EXERCISE TASK - Return every line below as is, leaving out the pictures.

DATA PROVIDED -
--

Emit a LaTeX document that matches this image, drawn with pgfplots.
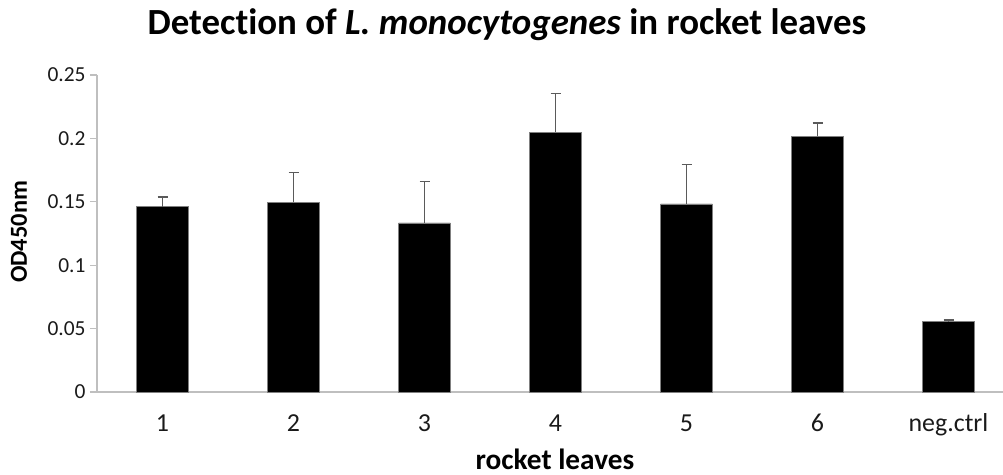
\documentclass[border=0pt]{standalone}
\usepackage{fontspec}
\setmainfont{Carlito}[Ligatures=NoCommon]
\usepackage{pgfplots}
\pgfplotsset{compat=1.18}
\definecolor{axgray}{HTML}{BFBFBF}
\definecolor{errgray}{HTML}{5A5A5A}
\definecolor{txt}{HTML}{1A1A1A}
\begin{document}
\begin{tikzpicture}
\useasboundingbox (0,0) rectangle (1003bp,475bp);
\begin{axis}[
  at={(97bp,83bp)}, anchor=south west,
  scale only axis, width=906bp, height=317bp,
  xmin=-0.5, xmax=6.416, ymin=0, ymax=0.25,
  axis lines=left, axis line style={draw=axgray, line width=1.2bp, -},
  xtick={0,1,2,3,4,5,6},
  xticklabels={1,2,3,4,5,6,neg.ctrl},
  xtick style={draw=none},
  xticklabel style={font=\fontsize{26}{30}\selectfont, text=txt, anchor=base, yshift=-32bp},
  ytick={0,0.05,0.1,0.15,0.2,0.25},
  yticklabels={0,0.05,0.1,0.15,0.2,0.25},
  ytick style={draw=axgray, line width=1.2bp},
  tick align=outside, major tick length=7bp,
  yticklabel style={font=\fontsize{21.5}{25}\selectfont, text=txt, xshift=-1bp},
  title={\textbf{Detection of \textit{L. monocytogenes} in rocket leaves}},
  title style={font=\fontsize{37}{42}\selectfont, at={(0.4525,1.108)}, anchor=base, inner sep=0pt},
  xlabel={\textbf{rocket leaves}},
  xlabel style={font=\fontsize{29.4}{33}\selectfont, at={(0.5055,-0.243)}, anchor=base, inner sep=0pt},
  ylabel={\textbf{OD450nm}},
  ylabel style={font=\fontsize{24.5}{28}\selectfont, at={(-0.0861,0.505)}, anchor=center, rotate=0, inner sep=0pt},
  clip=false,
]
\addplot[ybar, bar width=0.395, fill=black, draw=gray, line width=0.6bp,
  error bars/.cd, y dir=plus, y explicit,
  error bar style={errgray, line width=1.7bp},
  error mark options={errgray, line width=1.7bp, mark size=5bp, rotate=90}]
  coordinates {
  (0,0.1461) +- (0,0.0077)
  (1,0.1496) +- (0,0.0234)
  (2,0.1333) +- (0,0.0328)
  (3,0.2050) +- (0,0.0303)
  (4,0.1483) +- (0,0.0310)
  (5,0.2016) +- (0,0.0103)
  (6,0.0555) +- (0,0.0015)
  };
\end{axis}
\end{tikzpicture}
\end{document}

--

THE COMPLETED TASK -
Emit a LaTeX document that matches this image, drawn with pgfplots.
\documentclass[border=0pt]{standalone}
\usepackage{fontspec}
\setmainfont{Carlito}[Ligatures=NoCommon]
\usepackage{pgfplots}
\pgfplotsset{compat=1.18}
\definecolor{axgray}{HTML}{BFBFBF}
\definecolor{errgray}{HTML}{5A5A5A}
\definecolor{txt}{HTML}{1A1A1A}
\begin{document}
\begin{tikzpicture}
\useasboundingbox (0,0) rectangle (1003bp,475bp);
\begin{axis}[
  at={(97bp,83bp)}, anchor=south west,
  scale only axis, width=906bp, height=317bp,
  xmin=-0.5, xmax=6.416, ymin=0, ymax=0.25,
  axis lines=left, axis line style={draw=axgray, line width=1.2bp, -},
  xtick={0,1,2,3,4,5,6},
  xticklabels={1,2,3,4,5,6,neg.ctrl},
  xtick style={draw=none},
  xticklabel style={font=\fontsize{26}{30}\selectfont, text=txt, anchor=base, yshift=-32bp},
  ytick={0,0.05,0.1,0.15,0.2,0.25},
  yticklabels={0,0.05,0.1,0.15,0.2,0.25},
  ytick style={draw=axgray, line width=1.2bp},
  tick align=outside, major tick length=7bp,
  yticklabel style={font=\fontsize{21.5}{25}\selectfont, text=txt, xshift=-1bp},
  title={\textbf{Detection of \textit{L. monocytogenes} in rocket leaves}},
  title style={font=\fontsize{37}{42}\selectfont, at={(0.4525,1.108)}, anchor=base, inner sep=0pt},
  xlabel={\textbf{rocket leaves}},
  xlabel style={font=\fontsize{29.4}{33}\selectfont, at={(0.5055,-0.243)}, anchor=base, inner sep=0pt},
  ylabel={\textbf{OD450nm}},
  ylabel style={font=\fontsize{24.5}{28}\selectfont, at={(-0.0861,0.505)}, anchor=center, rotate=0, inner sep=0pt},
  clip=false,
]
\addplot[ybar, bar width=0.395, fill=black, draw=gray, line width=0.6bp,
  error bars/.cd, y dir=plus, y explicit,
  error bar style={errgray, line width=1.7bp},
  error mark options={errgray, line width=1.7bp, mark size=5bp, rotate=90}]
  coordinates {
  (0,0.1461) +- (0,0.0077)
  (1,0.1496) +- (0,0.0234)
  (2,0.1333) +- (0,0.0328)
  (3,0.2050) +- (0,0.0303)
  (4,0.1483) +- (0,0.0310)
  (5,0.2016) +- (0,0.0103)
  (6,0.0555) +- (0,0.0015)
  };
\end{axis}
\end{tikzpicture}
\end{document}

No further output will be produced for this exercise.